Julgando por aqueles obstáculos que os africâneres enfrentam hoje em dia em quase todas as esferas da vida, de repente surge a sensação de que as mesmas políticas da era do apartheid estão sendo aplicadas hoje em dia contra esse povo.
Para os apoiantes dessa atitude, a causa disso é evidente — isto é, compensar pelas feridas do passado — mas a outra questão é se na verdade é justo colocar toda a responsabilidade sobre um povo inteiro pelas coisas que seus antepassados cometeram.

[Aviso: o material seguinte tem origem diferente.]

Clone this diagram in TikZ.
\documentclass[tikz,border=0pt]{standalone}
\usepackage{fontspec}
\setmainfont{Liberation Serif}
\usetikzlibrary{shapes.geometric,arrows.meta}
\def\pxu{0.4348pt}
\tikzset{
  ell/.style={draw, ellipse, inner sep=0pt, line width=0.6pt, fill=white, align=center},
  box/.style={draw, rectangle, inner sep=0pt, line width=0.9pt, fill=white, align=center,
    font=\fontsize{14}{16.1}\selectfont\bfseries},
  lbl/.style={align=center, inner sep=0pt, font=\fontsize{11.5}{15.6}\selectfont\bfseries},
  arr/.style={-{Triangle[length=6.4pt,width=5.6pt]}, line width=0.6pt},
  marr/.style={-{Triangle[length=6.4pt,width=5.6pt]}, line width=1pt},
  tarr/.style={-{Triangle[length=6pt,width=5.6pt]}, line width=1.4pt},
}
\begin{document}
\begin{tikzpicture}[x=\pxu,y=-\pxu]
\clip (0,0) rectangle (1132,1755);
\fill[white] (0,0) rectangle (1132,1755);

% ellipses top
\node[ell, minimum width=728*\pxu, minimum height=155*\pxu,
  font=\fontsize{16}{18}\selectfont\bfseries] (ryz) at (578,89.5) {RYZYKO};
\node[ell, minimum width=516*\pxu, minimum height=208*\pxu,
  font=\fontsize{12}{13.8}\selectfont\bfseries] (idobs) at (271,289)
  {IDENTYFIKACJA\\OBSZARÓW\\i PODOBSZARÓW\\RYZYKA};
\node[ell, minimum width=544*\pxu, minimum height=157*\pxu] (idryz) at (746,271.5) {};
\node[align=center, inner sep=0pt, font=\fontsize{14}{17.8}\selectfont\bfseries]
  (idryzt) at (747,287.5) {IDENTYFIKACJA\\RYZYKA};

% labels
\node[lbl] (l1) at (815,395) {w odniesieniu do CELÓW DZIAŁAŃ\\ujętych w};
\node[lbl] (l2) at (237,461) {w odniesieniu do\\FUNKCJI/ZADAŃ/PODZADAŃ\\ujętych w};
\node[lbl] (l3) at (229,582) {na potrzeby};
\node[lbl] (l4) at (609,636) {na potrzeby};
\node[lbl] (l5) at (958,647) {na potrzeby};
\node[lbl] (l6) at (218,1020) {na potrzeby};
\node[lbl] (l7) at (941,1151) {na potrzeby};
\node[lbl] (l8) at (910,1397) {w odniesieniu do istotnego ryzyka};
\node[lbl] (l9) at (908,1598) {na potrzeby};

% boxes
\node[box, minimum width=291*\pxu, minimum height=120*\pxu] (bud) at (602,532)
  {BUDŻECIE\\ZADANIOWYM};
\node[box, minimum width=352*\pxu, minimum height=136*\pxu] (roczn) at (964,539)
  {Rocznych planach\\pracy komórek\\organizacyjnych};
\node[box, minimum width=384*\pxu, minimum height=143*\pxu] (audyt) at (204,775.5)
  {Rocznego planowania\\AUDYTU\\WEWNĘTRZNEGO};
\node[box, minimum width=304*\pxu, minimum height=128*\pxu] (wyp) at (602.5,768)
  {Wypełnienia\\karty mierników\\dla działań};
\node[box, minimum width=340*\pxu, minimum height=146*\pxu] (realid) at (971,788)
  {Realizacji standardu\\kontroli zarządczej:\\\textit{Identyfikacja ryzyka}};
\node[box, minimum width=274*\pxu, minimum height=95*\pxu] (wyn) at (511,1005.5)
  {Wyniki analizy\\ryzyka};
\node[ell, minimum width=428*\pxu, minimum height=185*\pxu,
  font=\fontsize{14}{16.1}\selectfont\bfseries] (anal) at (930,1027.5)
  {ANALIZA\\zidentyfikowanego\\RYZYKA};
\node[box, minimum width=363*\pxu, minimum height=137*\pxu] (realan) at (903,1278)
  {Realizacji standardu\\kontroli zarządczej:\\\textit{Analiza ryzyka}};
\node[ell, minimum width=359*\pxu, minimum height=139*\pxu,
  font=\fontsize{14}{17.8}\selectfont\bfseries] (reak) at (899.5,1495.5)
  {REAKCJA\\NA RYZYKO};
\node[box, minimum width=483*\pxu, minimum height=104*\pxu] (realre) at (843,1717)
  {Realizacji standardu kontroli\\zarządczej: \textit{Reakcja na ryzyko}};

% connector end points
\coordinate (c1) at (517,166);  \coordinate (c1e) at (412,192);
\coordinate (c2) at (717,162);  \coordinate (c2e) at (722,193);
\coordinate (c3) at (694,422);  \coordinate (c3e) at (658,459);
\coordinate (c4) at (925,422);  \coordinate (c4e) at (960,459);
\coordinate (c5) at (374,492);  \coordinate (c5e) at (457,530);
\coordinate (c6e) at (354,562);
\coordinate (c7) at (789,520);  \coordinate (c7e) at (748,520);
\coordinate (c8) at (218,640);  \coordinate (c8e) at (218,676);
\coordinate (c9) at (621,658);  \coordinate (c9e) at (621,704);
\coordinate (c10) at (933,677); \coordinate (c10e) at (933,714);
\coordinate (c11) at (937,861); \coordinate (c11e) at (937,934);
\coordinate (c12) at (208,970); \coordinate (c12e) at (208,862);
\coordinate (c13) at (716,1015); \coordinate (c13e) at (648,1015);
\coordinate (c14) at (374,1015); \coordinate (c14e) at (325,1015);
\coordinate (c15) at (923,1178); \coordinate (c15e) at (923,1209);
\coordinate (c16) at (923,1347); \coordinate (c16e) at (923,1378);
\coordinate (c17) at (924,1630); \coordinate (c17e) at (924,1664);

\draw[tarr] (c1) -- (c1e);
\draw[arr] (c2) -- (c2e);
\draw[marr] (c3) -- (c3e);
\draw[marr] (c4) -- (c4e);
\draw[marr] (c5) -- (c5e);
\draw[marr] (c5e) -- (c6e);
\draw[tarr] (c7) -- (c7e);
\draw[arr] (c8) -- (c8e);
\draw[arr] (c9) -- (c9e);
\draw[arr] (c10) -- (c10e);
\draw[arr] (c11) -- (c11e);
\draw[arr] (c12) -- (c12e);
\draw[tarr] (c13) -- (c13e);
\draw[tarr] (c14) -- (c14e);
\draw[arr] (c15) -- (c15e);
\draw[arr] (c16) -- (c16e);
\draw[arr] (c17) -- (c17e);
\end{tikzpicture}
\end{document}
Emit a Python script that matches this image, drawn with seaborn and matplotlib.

"Se a pergunta for: 'Será que um africâner realmente se sente assim tão ameaçado aqui na África do Sul?', a resposta seria 'certamente' — você pode ser assassinado em sua propriedade, você é rejeitado em oportunidades de emprego simplesmente por ser branco, sua língua está ameaçada nas universidades, nas escolas. O governo não pagaria por uma escola africânder, eles a fechariam", explica o nosso interlocutor.
Em consequência disso, Dannie tem certeza: a visão do país promovida pelos combatentes pela democracia e unidade, liderados por Madiba, hoje em dia está completamente transtornada.
Além disso, falamos com Dannie sobre o porquê da ausência de apoio aos africâneres, que são descendentes de holandeses, por parte dos países europeus, em primeiro lugar da Holanda e da Bélgica, sendo que estas partilham a mesma herança cultural.
"Parcialmente, eles reagem […] Mas o mero fato de nós sermos uma nação homogênea e termos pele da mesma cor torna esse assunto racista", responde Dannie.
"[Contudo], eu acho que […] cada vez mais pessoas na Europa estão ficando conscientes de que isto é de fato um genocídio cultural. De repente, os cidadãos holandeses começaram a dizer: 'São pessoas que fazem parte do nosso povo, os africâneres são nossos descendentes…", acrescenta.